>>19359110I'm not sure which war you're talking about. The fascist movement as it developed, backed by the vatican, was a force of Catholicism (and therefore Europeanism, as Catholicism is where traditions were best preserved), more than any force not backed by the vatican. Pagans don't exist anymore, if there ever is a war of religions in Europe, it's between Christians holding onto European customs and those distancing themselves from tradition, be it by scripture or rite secularism.
The church didn't free anyone from the empire, it was Romans themselves that destroyed the state from within. Romans had ramped up their tyranny only as much the populares had gained traction, and leaving behind tradition for a foreign religion was a direct result of the populares gaining complete power and conquering their way to financing all their unsustainable progressive politics. The old kings and the senate weren't as fond of war as the empire, and definitely not as fond of letting foreigners in, populism>centralization of power>empire>international tyranny>miscegenation>adoption of christianity>collapse was all part of the same slope, it's the Roman realization of a cycle as old as civilizations.

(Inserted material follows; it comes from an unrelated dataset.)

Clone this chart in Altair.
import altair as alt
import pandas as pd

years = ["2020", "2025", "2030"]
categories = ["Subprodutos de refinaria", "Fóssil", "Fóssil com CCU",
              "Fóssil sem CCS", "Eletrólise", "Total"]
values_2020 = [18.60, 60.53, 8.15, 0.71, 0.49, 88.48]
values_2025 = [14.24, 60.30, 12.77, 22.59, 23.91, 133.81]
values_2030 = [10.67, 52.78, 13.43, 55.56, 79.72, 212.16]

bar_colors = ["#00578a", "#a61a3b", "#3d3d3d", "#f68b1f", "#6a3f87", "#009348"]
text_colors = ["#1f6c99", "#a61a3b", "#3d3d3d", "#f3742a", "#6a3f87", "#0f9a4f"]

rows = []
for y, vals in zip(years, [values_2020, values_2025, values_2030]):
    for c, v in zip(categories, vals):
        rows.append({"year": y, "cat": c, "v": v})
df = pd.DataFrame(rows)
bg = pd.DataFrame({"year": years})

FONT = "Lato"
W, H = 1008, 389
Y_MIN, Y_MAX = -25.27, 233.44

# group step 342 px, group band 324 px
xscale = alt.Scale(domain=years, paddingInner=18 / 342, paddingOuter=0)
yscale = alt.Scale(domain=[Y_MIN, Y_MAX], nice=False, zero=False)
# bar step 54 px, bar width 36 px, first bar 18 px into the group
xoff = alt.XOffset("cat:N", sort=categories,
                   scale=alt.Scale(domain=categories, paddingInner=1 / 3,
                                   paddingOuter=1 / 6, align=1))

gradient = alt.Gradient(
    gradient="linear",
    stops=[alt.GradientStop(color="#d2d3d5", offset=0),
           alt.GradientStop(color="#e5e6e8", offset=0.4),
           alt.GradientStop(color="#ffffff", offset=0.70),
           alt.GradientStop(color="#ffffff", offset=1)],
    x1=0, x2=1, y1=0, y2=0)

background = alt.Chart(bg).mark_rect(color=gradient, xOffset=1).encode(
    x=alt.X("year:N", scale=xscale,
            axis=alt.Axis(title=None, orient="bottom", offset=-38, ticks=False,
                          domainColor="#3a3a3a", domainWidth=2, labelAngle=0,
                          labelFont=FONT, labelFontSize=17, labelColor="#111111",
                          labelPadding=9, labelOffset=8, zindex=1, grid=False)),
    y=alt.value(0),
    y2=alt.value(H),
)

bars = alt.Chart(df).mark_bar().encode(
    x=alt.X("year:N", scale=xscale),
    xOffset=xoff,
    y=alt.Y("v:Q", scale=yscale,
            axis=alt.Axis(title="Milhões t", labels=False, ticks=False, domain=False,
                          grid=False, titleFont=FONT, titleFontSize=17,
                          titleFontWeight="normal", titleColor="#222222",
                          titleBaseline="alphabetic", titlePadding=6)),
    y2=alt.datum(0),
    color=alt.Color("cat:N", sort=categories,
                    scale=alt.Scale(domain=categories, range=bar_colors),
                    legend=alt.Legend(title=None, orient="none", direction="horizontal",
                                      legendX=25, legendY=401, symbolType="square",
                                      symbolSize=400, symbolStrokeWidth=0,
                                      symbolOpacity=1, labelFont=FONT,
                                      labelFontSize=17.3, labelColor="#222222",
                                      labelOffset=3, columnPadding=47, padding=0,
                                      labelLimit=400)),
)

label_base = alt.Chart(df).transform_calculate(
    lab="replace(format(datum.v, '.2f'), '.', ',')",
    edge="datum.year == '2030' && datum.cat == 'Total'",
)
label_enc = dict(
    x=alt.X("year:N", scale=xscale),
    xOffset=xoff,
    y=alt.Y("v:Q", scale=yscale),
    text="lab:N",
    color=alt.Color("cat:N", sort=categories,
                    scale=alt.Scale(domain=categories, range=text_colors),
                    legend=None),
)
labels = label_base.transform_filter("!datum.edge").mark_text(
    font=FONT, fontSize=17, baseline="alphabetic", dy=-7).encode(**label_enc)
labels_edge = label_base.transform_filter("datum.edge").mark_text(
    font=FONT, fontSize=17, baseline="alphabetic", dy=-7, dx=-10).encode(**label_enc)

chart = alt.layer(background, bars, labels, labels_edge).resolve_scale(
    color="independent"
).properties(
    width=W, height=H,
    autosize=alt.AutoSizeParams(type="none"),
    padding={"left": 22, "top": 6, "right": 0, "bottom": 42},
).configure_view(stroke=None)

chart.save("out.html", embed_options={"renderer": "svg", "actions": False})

The last paragraph isn't about the early church at all, Romans of that time were Christians. Progress has been steady since the adoption of scripts, each day is a new day of unprecedented progress and I wouldn't thank any politician for that. Old Christians are least to be thanked, they caused the collapse and dark ages. Also social cohesion goes up the more federalized states are, if it seems like Christians caused high cohesion it was only because of the collapse, if anything all churches lower cohesion over time because they have a top down structure that promotes unitarianism.